During the winter, it was very cold. Since I was wearing shackles and handcuffs, I could not take off my clothes. At night I took off the handcuffs and only wore the shackles. The cell was not heated, and I could see snow outside. One can imagine how cold it was. Another miracle happened: the shackles were not freezing cold, but were actually warm. When I slept under the blankets, I felt wonderful, as though I was lying in an eggshell. It was amazing beyond description.

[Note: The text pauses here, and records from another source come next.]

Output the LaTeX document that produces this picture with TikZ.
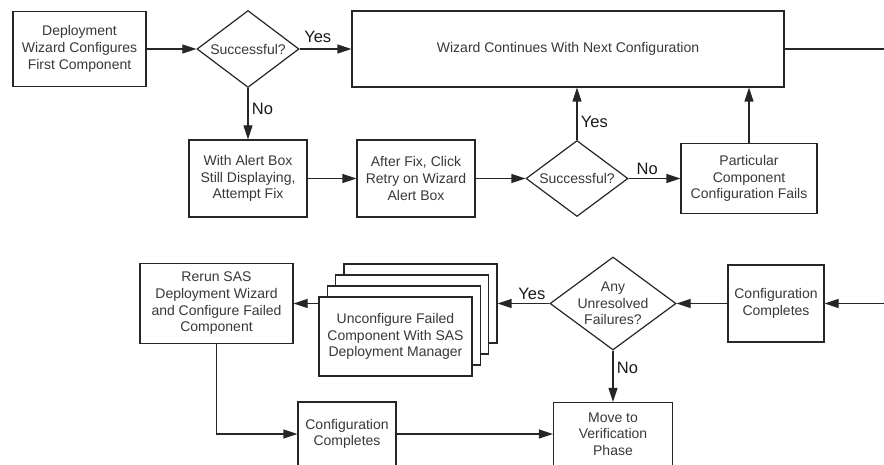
\documentclass[tikz,border=0pt]{standalone}
\usepackage{fontspec}
\setmainfont{Liberation Sans}
\usetikzlibrary{calc,positioning,shapes.geometric,arrows.meta}

\begin{document}
\begin{tikzpicture}[x=1pt,y=-1pt,>={Triangle[length=14pt,width=9pt]},
    font=\fontsize{14}{16.7}\selectfont,
    box/.style={draw=black!85,line width=1.2pt,fill=white,text=black!78,align=center,inner sep=0pt},
    decision/.style={box,diamond,shape aspect=1.32,inner sep=-4pt},
    lbl/.style={font=\fontsize{16.5}{18}\selectfont,text=black!90},
    link/.style={draw=black!85,line width=1.2pt},
    arr/.style={link,->}]
  \useasboundingbox (0,0) rectangle (884,465);
  \clip (0,0) rectangle (884,465);
  \node[box,minimum width=133pt,minimum height=75pt] (first) at (79.5,49) {Deployment\\Wizard Configures\\First Component};
  \node[decision,minimum width=102pt,minimum height=77pt] (ok1) at (248,49) {Successful?};
  \node[box,minimum width=432pt,minimum height=76pt] (next) at (568,49) {Wizard Continues With Next Configuration};
  \node[box,minimum width=118pt,minimum height=77pt] (fix) at (248,178.5) {With Alert Box\\Still Displaying,\\Attempt Fix};
  \node[box,minimum width=118pt,minimum height=77pt] (retry) at (416,178.5) {After Fix, Click\\Retry on Wizard\\Alert Box};
  \node[decision,minimum width=102pt,minimum height=76pt] (ok2) at (577,178.5) {Successful?};
  \node[box,minimum width=136pt,minimum height=70pt] (fails) at (749,178.5) {Particular\\Component\\Configuration Fails};
  \coordinate (outR) at (890,49);
  \coordinate (inR) at (890,303.5);
  \node[box,minimum width=96pt,minimum height=77pt] (done1) at (776,303.5) {Configuration\\Completes};
  \node[decision,shape aspect=1.35,minimum width=126pt,minimum height=93pt] (any) at (613,303.5) {Any\\Unresolved\\Failures?};
  \foreach \i in {3,2,1}
    \node[box,minimum width=153pt,minimum height=79pt] (unconf\i) at ($(395.5,336.5)+(\i*8.33,-\i*11)$) {};
  \node[box,minimum width=153pt,minimum height=79pt] (unconf) at (395.5,336.5) {Unconfigure Failed\\Component With SAS\\Deployment Manager};
  \node[box,minimum width=153pt,minimum height=80pt] (rerun) at (216.5,303.5) {Rerun SAS\\Deployment Wizard\\and Configure Failed\\Component};
  \node[box,minimum width=98pt,minimum height=64pt] (done2) at (347,434) {Configuration\\Completes};
  \node[box,minimum width=119pt,minimum height=63pt] (verify) at (613,434) {Move to\\Verification\\Phase};

  \draw[arr] (first) -- (ok1);
  \draw[arr] (ok1) -- node[lbl,pos=0.35,above=2pt] {Yes} (next);
  \draw[link] (next) -- (outR);
  \draw[arr] (ok1) -- node[lbl,pos=0.4,right] {No} (fix);
  \draw[arr] (fix) -- (retry);
  \draw[arr] (retry) -- (ok2);
  \draw[arr] (ok2) -- node[lbl,pos=0.35,right] {Yes} (ok2 |- next.south);
  \draw[arr] (ok2) -- node[lbl,pos=0.36,above] {No} (fails);
  \draw[arr] (fails) -- (fails |- next.south);
  \draw[arr] (inR) -- (done1);
  \draw[arr] (done1) -- (any);
  \draw[arr] (any) -- node[lbl,pos=0.34,above] {Yes} (unconf3);
  \draw[arr] (unconf.west |- unconf3) -- (rerun);
  \draw[arr] (rerun) |- (done2);
  \draw[arr] (done2) -- (verify);
  \draw[arr] (any) -- node[lbl,pos=0.34,right] {No} (verify);
\end{tikzpicture}
\end{document}
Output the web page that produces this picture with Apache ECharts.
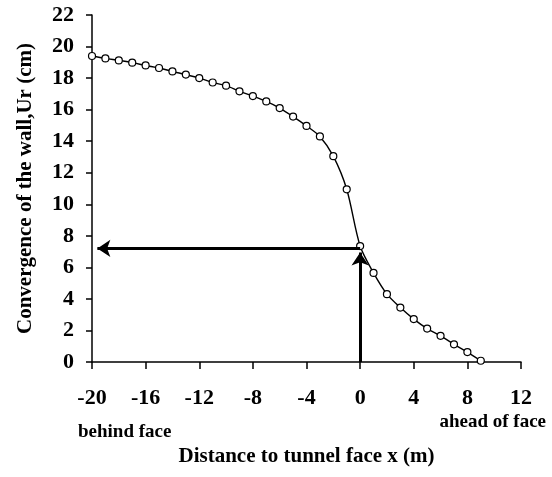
<!DOCTYPE html>
<html>
<head>
<meta charset="utf-8">
<script src="https://cdn.jsdelivr.net/npm/echarts@6/dist/echarts.min.js"></script>
<style>
html,body{margin:0;padding:0;background:#fff;}
#c{width:552px;height:477px;}
</style>
</head>
<body>
<div id="c"></div>
<script>
var xValues = [-20,-19,-18,-17,-16,-15,-14,-13,-12,-11,-10,-9,-8,-7,-6,-5,-4,-3,-2,-1,0,1,2,3,4,5,6,7,8,9];
var urValues = [19.4,19.25,19.12,18.98,18.8,18.64,18.42,18.22,18.0,17.72,17.52,17.16,16.86,16.52,16.1,15.56,14.97,14.3,13.05,10.95,7.35,5.65,4.3,3.45,2.72,2.12,1.66,1.12,0.63,0.08];
var xTicks = [-20,-16,-12,-8,-4,0,4,8,12];
var yTicks = [0,2,4,6,8,10,12,14,16,18,20,22];
var readLevel = 7.2;
var arrowH = [[0, readLevel], [-19.6, readLevel]];
var arrowV = [[0, 0], [0, 6.95]];

var FONT = "'Liberation Serif', 'Times New Roman', serif";
var chart = echarts.init(document.getElementById('c'), null, {renderer: 'canvas'});
var pts = xValues.map(function (x, i) { return [x, urValues[i]]; });
function axLine() { return {show: true, onZero: false, lineStyle: {color: '#000', width: 1.5}}; }
chart.setOption({
  animation: false,
  backgroundColor: '#fff',
  grid: {left: 92, right: 31, top: 15, bottom: 115, containLabel: false},
  xAxis: {
    type: 'value', min: xTicks[0], max: xTicks[xTicks.length - 1], interval: 4,
    axisLine: axLine(),
    axisTick: {show: true, inside: false, length: 7, lineStyle: {color: '#000', width: 1.5}},
    splitLine: {show: false},
    axisLabel: {margin: 25, color: '#000', fontFamily: FONT, fontWeight: 'bold', fontSize: 22},
    name: 'Distance to tunnel face x (m)', nameLocation: 'middle', nameGap: 84,
    nameTextStyle: {color: '#000', fontFamily: FONT, fontWeight: 'bold', fontSize: 21}
  },
  yAxis: {
    type: 'value', min: yTicks[0], max: yTicks[yTicks.length - 1], interval: 2,
    axisLine: axLine(),
    axisTick: {show: true, inside: false, length: 6, lineStyle: {color: '#000', width: 1.5}},
    splitLine: {show: false},
    axisLabel: {margin: 18, color: '#000', fontFamily: FONT, fontWeight: 'bold', fontSize: 22},
    name: 'Convergence of the wall,Ur (cm)', nameLocation: 'middle', nameGap: 56,
    nameTextStyle: {color: '#000', fontFamily: FONT, fontWeight: 'bold', fontSize: 21}
  },
  graphic: [
    {type: 'text', left: 78, top: 423, style: {text: 'behind face', fill: '#000', font: 'bold 19px ' + FONT}},
    {type: 'text', right: 6, top: 413, style: {text: 'ahead of face', fill: '#000', font: 'bold 19px ' + FONT}}
  ],
  series: [
    {
      type: 'line', data: pts, smooth: 0.3,
      symbol: 'circle', symbolSize: 7,
      itemStyle: {color: '#fff', borderColor: '#000', borderWidth: 1.2},
      lineStyle: {color: '#000', width: 1.4},
      z: 3
    },
    {
      type: 'lines', coordinateSystem: 'cartesian2d', z: 4,
      symbol: ['none', 'arrow'], symbolSize: [0, 13],
      lineStyle: {color: '#000', width: 3, opacity: 1},
      data: [{coords: arrowH}, {coords: arrowV}]
    }
  ]
});
</script>
</body>
</html>
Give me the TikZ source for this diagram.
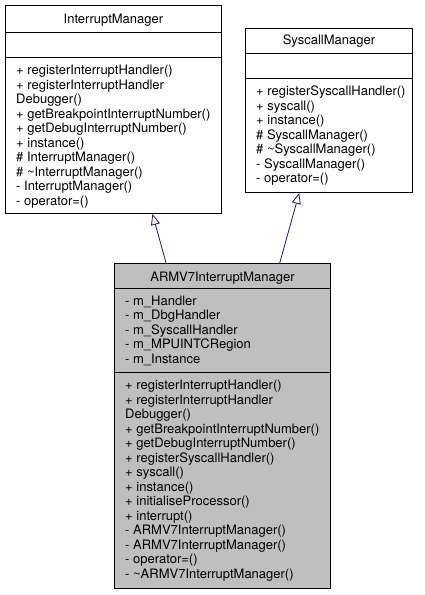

The above are some of my personal experiences. My deepest understanding is that if we can truly let go of ourselves and focus on the Fa, Master will take away the things we should not have to bear. Master has done so much for me. I have no excuse to be doubtful or disrespectful to Master and the Fa. I have not really made any contribution. I am only a small matchstick in a great flame. Everything is done by Master. I would like to share my experiences here to help the fellow practitioners who are still suffering tribulations. Let us improve as a whole, keep up with the Fa-rectification process, and walk well our own cultivation and Fa-rectification paths. When we let go of human attachments, everything around us will change.